Brief =
Only the pictures stay out; every record is to be quoted exactly.

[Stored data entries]

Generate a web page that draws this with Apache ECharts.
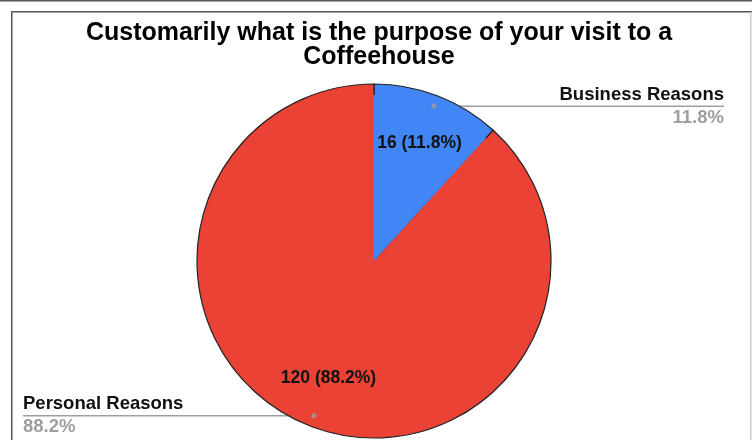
<!DOCTYPE html>
<html>
<head>
<meta charset="utf-8">
<script src="https://cdn.jsdelivr.net/npm/echarts@6/dist/echarts.min.js"></script>
<style>
  html, body { margin: 0; padding: 0; background: #fff; }
  #chart { width: 752px; height: 440px; }
</style>
</head>
<body>
<div id="chart"></div>
<script>
// Survey answers: purpose of a coffeehouse visit
const categories = ['Business Reasons', 'Personal Reasons'];
const counts = [16, 120];
const sliceColors = ['#4285f4', '#ea4335'];
const titleText = 'Customarily what is the purpose of your visit to a\nCoffeehouse';

const FONT = '"Liberation Sans", Arial, sans-serif';
const CENTER = [374, 261];
const R = 177;
const LEADER_R = 166;

const pieData = categories.map((name, i) => ({
  name: name,
  value: counts[i],
  itemStyle: { color: sliceColors[i] }
}));

// Mid angle of each slice (degrees clockwise from 12 o'clock), for leader dots
const total = counts.reduce((a, b) => a + b, 0);
let acc = 0;
const midAngles = counts.map(v => {
  const mid = (acc + v / 2) / total * 360;
  acc += v;
  return mid;
});

const chart = echarts.init(document.getElementById('chart'), null, { renderer: 'canvas' });

chart.setOption({
  backgroundColor: '#fff',
  animation: false,
  title: {
    text: titleText,
    left: 374,
    top: 16,
    textAlign: 'center',
    textStyle: {
      fontFamily: FONT,
      fontSize: 25,
      fontWeight: 'bold',
      color: '#000',
      lineHeight: 24
    }
  },
  polar: { center: CENTER, radius: R },
  angleAxis: { type: 'value', min: 0, max: 360, startAngle: 90, clockwise: true, show: false },
  radiusAxis: { type: 'value', min: 0, max: R, show: false },
  graphic: [
    { type: 'rect', shape: { x: 0, y: 0, width: 752, height: 1.5 }, style: { fill: '#555' }, silent: true },
    { type: 'rect', shape: { x: 11, y: 11, width: 741, height: 1.5 }, style: { fill: '#555' }, silent: true },
    { type: 'rect', shape: { x: 11, y: 11, width: 1.5, height: 429 }, style: { fill: '#555' }, silent: true },
    { type: 'rect', shape: { x: 750, y: 12, width: 1.5, height: 428 }, style: { fill: '#ccc' }, silent: true }
  ],
  series: [
    {
      // the pie itself
      type: 'pie',
      center: CENTER,
      radius: R,
      startAngle: 90,
      clockwise: true,
      silent: true,
      data: pieData,
      label: { show: false },
      labelLine: { show: false },
      itemStyle: { borderColor: '#222', borderWidth: 1.2 }
    },
    {
      // value labels inside each slice
      type: 'pie',
      center: CENTER,
      radius: [88, 158],
      startAngle: 90,
      clockwise: true,
      silent: true,
      data: pieData,
      itemStyle: { color: 'rgba(0,0,0,0)', borderWidth: 0 },
      label: {
        show: true,
        position: 'inside',
        formatter: p => p.value + ' (' + p.percent.toFixed(1) + '%)',
        fontFamily: FONT,
        fontSize: 17.5,
        fontWeight: 'bold',
        color: '#111'
      },
      labelLine: { show: false }
    },
    {
      // legend-style leader labels
      type: 'pie',
      center: CENTER,
      radius: LEADER_R,
      startAngle: 90,
      clockwise: true,
      silent: true,
      data: pieData,
      itemStyle: { color: 'rgba(0,0,0,0)', borderWidth: 0 },
      label: {
        show: true,
        position: 'outside',
        alignTo: 'edge',
        edgeDistance: 25,
        formatter: p => '{name|' + p.name + '}\n{pct|' + p.percent.toFixed(1) + '%}',
        rich: {
          name: { fontFamily: FONT, fontSize: 18.5, fontWeight: 'bold', color: '#111', lineHeight: 23 },
          pct: { fontFamily: FONT, fontSize: 18.5, fontWeight: 'bold', color: '#9e9e9e', lineHeight: 23 }
        }
      },
      labelLine: {
        show: true,
        length: 0,
        length2: 10,
        lineStyle: { color: '#9e9e9e', width: 1.5 }
      },
      labelLayout: function (params) {
        const p0 = params.labelLinePoints[0];
        const isRight = p0[0] > CENTER[0];
        const endX = isRight ? 724 : 23;
        return {
          x: endX,
          y: p0[1],
          align: isRight ? 'right' : 'left',
          verticalAlign: 'middle',
          labelLinePoints: [[p0[0], p0[1]], [p0[0], p0[1]], [endX, p0[1]]]
        };
      }
    },
    {
      // small dots where the leader lines start
      type: 'scatter',
      coordinateSystem: 'polar',
      silent: true,
      symbol: 'circle',
      symbolSize: 5,
      itemStyle: { color: '#9e9e9e' },
      data: midAngles.map(a => [LEADER_R, a]),
      z: 5
    }
  ]
});
</script>
</body>
</html>
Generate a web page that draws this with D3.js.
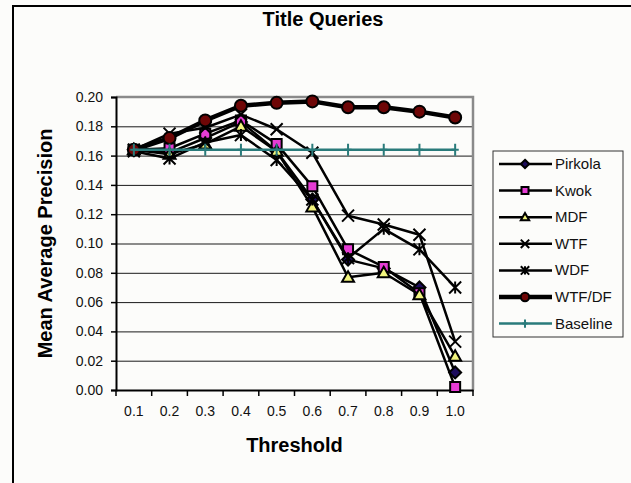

Reply to the exercise =
Generate a web page that draws this with Apache ECharts.
<!DOCTYPE html>
<html>
<head>
<meta charset="utf-8">
<script src="https://cdn.jsdelivr.net/npm/echarts@6/dist/echarts.min.js"></script>
<style>
  html, body { margin: 0; padding: 0; background: #fff; }
  #chart { width: 752px; height: 440px; }
</style>
</head>
<body>
<div id="chart"></div>
<script>
// Survey answers: purpose of a coffeehouse visit
const categories = ['Business Reasons', 'Personal Reasons'];
const counts = [16, 120];
const sliceColors = ['#4285f4', '#ea4335'];
const titleText = 'Customarily what is the purpose of your visit to a\nCoffeehouse';

const FONT = '"Liberation Sans", Arial, sans-serif';
const CENTER = [374, 261];
const R = 177;
const LEADER_R = 166;

const pieData = categories.map((name, i) => ({
  name: name,
  value: counts[i],
  itemStyle: { color: sliceColors[i] }
}));

// Mid angle of each slice (degrees clockwise from 12 o'clock), for leader dots
const total = counts.reduce((a, b) => a + b, 0);
let acc = 0;
const midAngles = counts.map(v => {
  const mid = (acc + v / 2) / total * 360;
  acc += v;
  return mid;
});

const chart = echarts.init(document.getElementById('chart'), null, { renderer: 'canvas' });

chart.setOption({
  backgroundColor: '#fff',
  animation: false,
  title: {
    text: titleText,
    left: 374,
    top: 16,
    textAlign: 'center',
    textStyle: {
      fontFamily: FONT,
      fontSize: 25,
      fontWeight: 'bold',
      color: '#000',
      lineHeight: 24
    }
  },
  polar: { center: CENTER, radius: R },
  angleAxis: { type: 'value', min: 0, max: 360, startAngle: 90, clockwise: true, show: false },
  radiusAxis: { type: 'value', min: 0, max: R, show: false },
  graphic: [
    { type: 'rect', shape: { x: 0, y: 0, width: 752, height: 1.5 }, style: { fill: '#555' }, silent: true },
    { type: 'rect', shape: { x: 11, y: 11, width: 741, height: 1.5 }, style: { fill: '#555' }, silent: true },
    { type: 'rect', shape: { x: 11, y: 11, width: 1.5, height: 429 }, style: { fill: '#555' }, silent: true },
    { type: 'rect', shape: { x: 750, y: 12, width: 1.5, height: 428 }, style: { fill: '#ccc' }, silent: true }
  ],
  series: [
    {
      // the pie itself
      type: 'pie',
      center: CENTER,
      radius: R,
      startAngle: 90,
      clockwise: true,
      silent: true,
      data: pieData,
      label: { show: false },
      labelLine: { show: false },
      itemStyle: { borderColor: '#222', borderWidth: 1.2 }
    },
    {
      // value labels inside each slice
      type: 'pie',
      center: CENTER,
      radius: [88, 158],
      startAngle: 90,
      clockwise: true,
      silent: true,
      data: pieData,
      itemStyle: { color: 'rgba(0,0,0,0)', borderWidth: 0 },
      label: {
        show: true,
        position: 'inside',
        formatter: p => p.value + ' (' + p.percent.toFixed(1) + '%)',
        fontFamily: FONT,
        fontSize: 17.5,
        fontWeight: 'bold',
        color: '#111'
      },
      labelLine: { show: false }
    },
    {
      // legend-style leader labels
      type: 'pie',
      center: CENTER,
      radius: LEADER_R,
      startAngle: 90,
      clockwise: true,
      silent: true,
      data: pieData,
      itemStyle: { color: 'rgba(0,0,0,0)', borderWidth: 0 },
      label: {
        show: true,
        position: 'outside',
        alignTo: 'edge',
        edgeDistance: 25,
        formatter: p => '{name|' + p.name + '}\n{pct|' + p.percent.toFixed(1) + '%}',
        rich: {
          name: { fontFamily: FONT, fontSize: 18.5, fontWeight: 'bold', color: '#111', lineHeight: 23 },
          pct: { fontFamily: FONT, fontSize: 18.5, fontWeight: 'bold', color: '#9e9e9e', lineHeight: 23 }
        }
      },
      labelLine: {
        show: true,
        length: 0,
        length2: 10,
        lineStyle: { color: '#9e9e9e', width: 1.5 }
      },
      labelLayout: function (params) {
        const p0 = params.labelLinePoints[0];
        const isRight = p0[0] > CENTER[0];
        const endX = isRight ? 724 : 23;
        return {
          x: endX,
          y: p0[1],
          align: isRight ? 'right' : 'left',
          verticalAlign: 'middle',
          labelLinePoints: [[p0[0], p0[1]], [p0[0], p0[1]], [endX, p0[1]]]
        };
      }
    },
    {
      // small dots where the leader lines start
      type: 'scatter',
      coordinateSystem: 'polar',
      silent: true,
      symbol: 'circle',
      symbolSize: 5,
      itemStyle: { color: '#9e9e9e' },
      data: midAngles.map(a => [LEADER_R, a]),
      z: 5
    }
  ]
});
</script>
</body>
</html>
Generate a web page that draws this with D3.js.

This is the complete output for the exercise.